With no way of identifying him, he is given the name “Smug”, and Reilly, working closely with CIA friends, makes it his mission to track him down. Another perplexing and unclaimed hotel attack of increasing violence establishes an escalating pattern and the understanding that time is of the essence. Reilly begins mining old contacts and resources: college professors, comrades from his days in the military, security specialists, in an effort to delve deeper into the motive behind these attacks, and fast. Through his connections he learns, as suspected, that Smug is not acting alone. But the organization behind the perpetrator is not who they expect. Facilitated by the official government from a fearsome global superpower, the implications and reasons for these attacks are well beyond anything Reilly or his sources in the CIA and State Department could have imagined, and point not to random acts of terror, but calculated acts of war.

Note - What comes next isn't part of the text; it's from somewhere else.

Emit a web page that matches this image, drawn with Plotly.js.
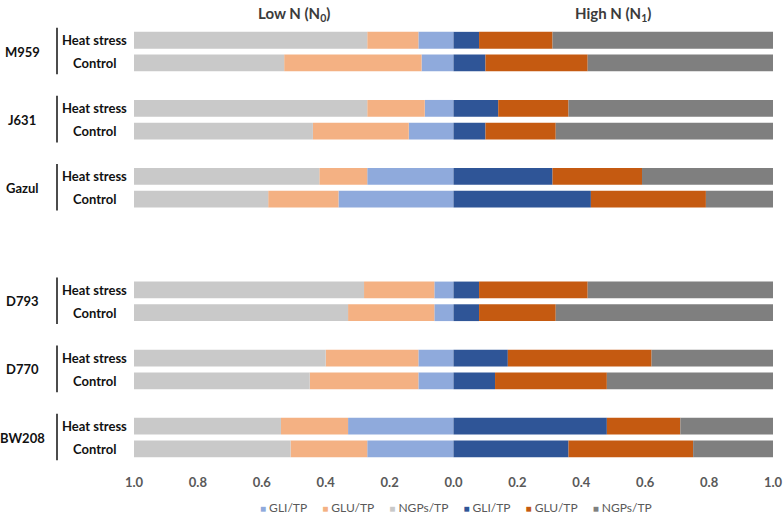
<!DOCTYPE html>
<html>
<head>
<meta charset="utf-8">
<script src="https://cdn.plot.ly/plotly-3.0.1.min.js"></script>
<style>html,body{margin:0;padding:0;background:#fff;}#chart{width:784px;height:515px;}</style>
</head>
<body>
<div id="chart"></div>
<script>
// ---- data (rows: each genotype, Heat stress then Control) ----
const genotypes = ['M959', 'J631', 'Gazul', 'D793', 'D770', 'BW208'];
const treatments = ['Heat stress', 'Control'];

// Low N (N0) proportions
const lowGLI  = [0.11, 0.10, 0.09, 0.14, 0.27, 0.36, 0.06, 0.06, 0.11, 0.11, 0.33, 0.27];
const lowGLU  = [0.16, 0.43, 0.18, 0.30, 0.15, 0.22, 0.22, 0.27, 0.29, 0.34, 0.21, 0.24];
const lowNGP  = [0.73, 0.47, 0.73, 0.56, 0.58, 0.42, 0.72, 0.67, 0.60, 0.55, 0.46, 0.49];

// High N (N1) proportions
const highGLI = [0.08, 0.10, 0.14, 0.10, 0.31, 0.43, 0.08, 0.08, 0.17, 0.13, 0.48, 0.36];
const highGLU = [0.23, 0.32, 0.22, 0.22, 0.28, 0.36, 0.34, 0.24, 0.45, 0.35, 0.23, 0.39];
const highNGP = [0.69, 0.58, 0.64, 0.68, 0.41, 0.21, 0.58, 0.68, 0.38, 0.52, 0.29, 0.25];

const seriesNames = ['GLI/TP', 'GLU/TP', 'NGPs/TP'];
const tickVals = [-1, -0.8, -0.6, -0.4, -0.2, 0, 0.2, 0.4, 0.6, 0.8, 1];

// ---- layout helpers ----
const spacersAfter = [1, 1, 3, 1, 1, 0];
const rowIds = [];
const catArray = [];
let sp = 0;
genotypes.forEach((g, gi) => {
  treatments.forEach(t => { const id = g + ' · ' + t; rowIds.push(id); catArray.push(id); });
  for (let k = 0; k < spacersAfter[gi]; k++) { sp++; catArray.push(' '.repeat(sp)); }
});

const lowColors  = ['#8faadc', '#f4b183', '#c9c9c9'];
const highColors = ['#2f5597', '#c55a11', '#7f7f7f'];
const lowData  = [lowGLI, lowGLU, lowNGP];
const highData = [highGLI, highGLU, highNGP];

const traces = [];
lowData.forEach((arr, i) => traces.push({
  type: 'bar', orientation: 'h', name: seriesNames[i],
  y: rowIds, x: arr.map(v => -v),
  marker: {color: lowColors[i], line: {width: 0}},
  hovertemplate: '%{y}: ' + '%{customdata:.2f}<extra>Low N ' + seriesNames[i] + '</extra>',
  customdata: arr
}));
highData.forEach((arr, i) => traces.push({
  type: 'bar', orientation: 'h', name: seriesNames[i],
  y: rowIds, x: arr,
  marker: {color: highColors[i], line: {width: 0}},
  hovertemplate: '%{y}: %{x:.2f}<extra>High N ' + seriesNames[i] + '</extra>'
}));

const FONT = 'Lato, Carlito, "Noto Sans", sans-serif';
const PL = 134, PR = 773, PT = 26.5, PB = 461.5;
const pxToPaperX = px => (px - PL) / (PR - PL);

const annotations = [
  {text: '<b>Low N (N<sub>0</sub>)</b>', xref: 'x', x: -0.5, yref: 'paper', y: 1, yshift: PT - 13,
   showarrow: false, font: {family: FONT, size: 15, color: '#3b3b3b'}, yanchor: 'middle'},
  {text: '<b>High N (N<sub>1</sub>)</b>', xref: 'x', x: 0.5, yref: 'paper', y: 1, yshift: PT - 13,
   showarrow: false, font: {family: FONT, size: 15, color: '#3b3b3b'}, yanchor: 'middle'}
];
const shapes = [];
genotypes.forEach((g, gi) => {
  const hIdx = catArray.indexOf(g + ' · ' + treatments[0]);
  const cIdx = catArray.indexOf(g + ' · ' + treatments[1]);
  annotations.push({text: '<b>' + g + '</b>', xref: 'paper', x: pxToPaperX(22), yref: 'y', y: (hIdx + cIdx) / 2,
    showarrow: false, xanchor: 'center', font: {family: FONT, size: 13, color: '#111'}});
  treatments.forEach((t, ti) => {
    annotations.push({text: '<b>' + t + '</b>', xref: 'paper', x: pxToPaperX(94), yref: 'y', y: ti === 0 ? hIdx : cIdx,
      showarrow: false, xanchor: 'center', font: {family: FONT, size: 13, color: '#111'}});
  });
  shapes.push({type: 'line', xref: 'paper', x0: pxToPaperX(57), x1: pxToPaperX(57), yref: 'y',
    y0: hIdx - 0.55, y1: cIdx + 0.5, line: {color: '#111', width: 1.5}});
});

// compact legend (Excel-style) built from the series names and colours
const legendItems = [];
lowColors.forEach((c, i) => legendItems.push([c, seriesNames[i]]));
highColors.forEach((c, i) => legendItems.push([c, seriesNames[i]]));
const legendText = legendItems.map(([c, n]) =>
  '<span style="color:' + c + ';font-size:10px">■</span>&nbsp;' + n).join('&nbsp;&nbsp;&nbsp;&nbsp;&nbsp;');
annotations.push({text: legendText, xref: 'paper', x: pxToPaperX(456), xanchor: 'center',
  yref: 'paper', y: 0, yshift: -(508 - PB), yanchor: 'middle', showarrow: false,
  font: {family: FONT, size: 12, color: '#595959'}});

const layout = {
  width: 784, height: 515,
  margin: {l: PL, r: 784 - PR, t: PT, b: 515 - PB, autoexpand: false},
  barmode: 'relative', bargap: 0.26,
  paper_bgcolor: '#fff', plot_bgcolor: '#fff',
  showlegend: false,
  xaxis: {range: [-1, 1], tickvals: tickVals, ticktext: tickVals.map(v => Math.abs(v).toFixed(1)),
    showgrid: false, zeroline: false, showline: false, ticks: '', ticklabelstandoff: 12,
    tickfont: {family: FONT, size: 13, color: '#595959', weight: 'bold'}, fixedrange: true},
  yaxis: {type: 'category', categoryorder: 'array', categoryarray: catArray, autorange: 'reversed',
    showticklabels: false, showgrid: false, zeroline: false, showline: false, ticks: '', fixedrange: true},
  annotations: annotations,
  shapes: shapes
};

Plotly.newPlot('chart', traces, layout, {displayModeBar: false});
</script>
</body>
</html>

RED HOTEL draws heavily on Fuller’s experience with the intelligence community and his career as President of Marriott International. Fuller has worked in global hot spots during real-time crises, from Cairo during the fall of Mubarak to Tripoli and the last days of Ghaddafi. He oversaw the aftermath of bombings of Marriott properties in Jakarta and Mumbai, dealt with drug lords in Mexico and Central America, and created the threat assessment plan for his international properties. RED HOTEL is based on and inspired by his experience, and yields a globe-trotting thriller that’s fiction right on the edge of reality.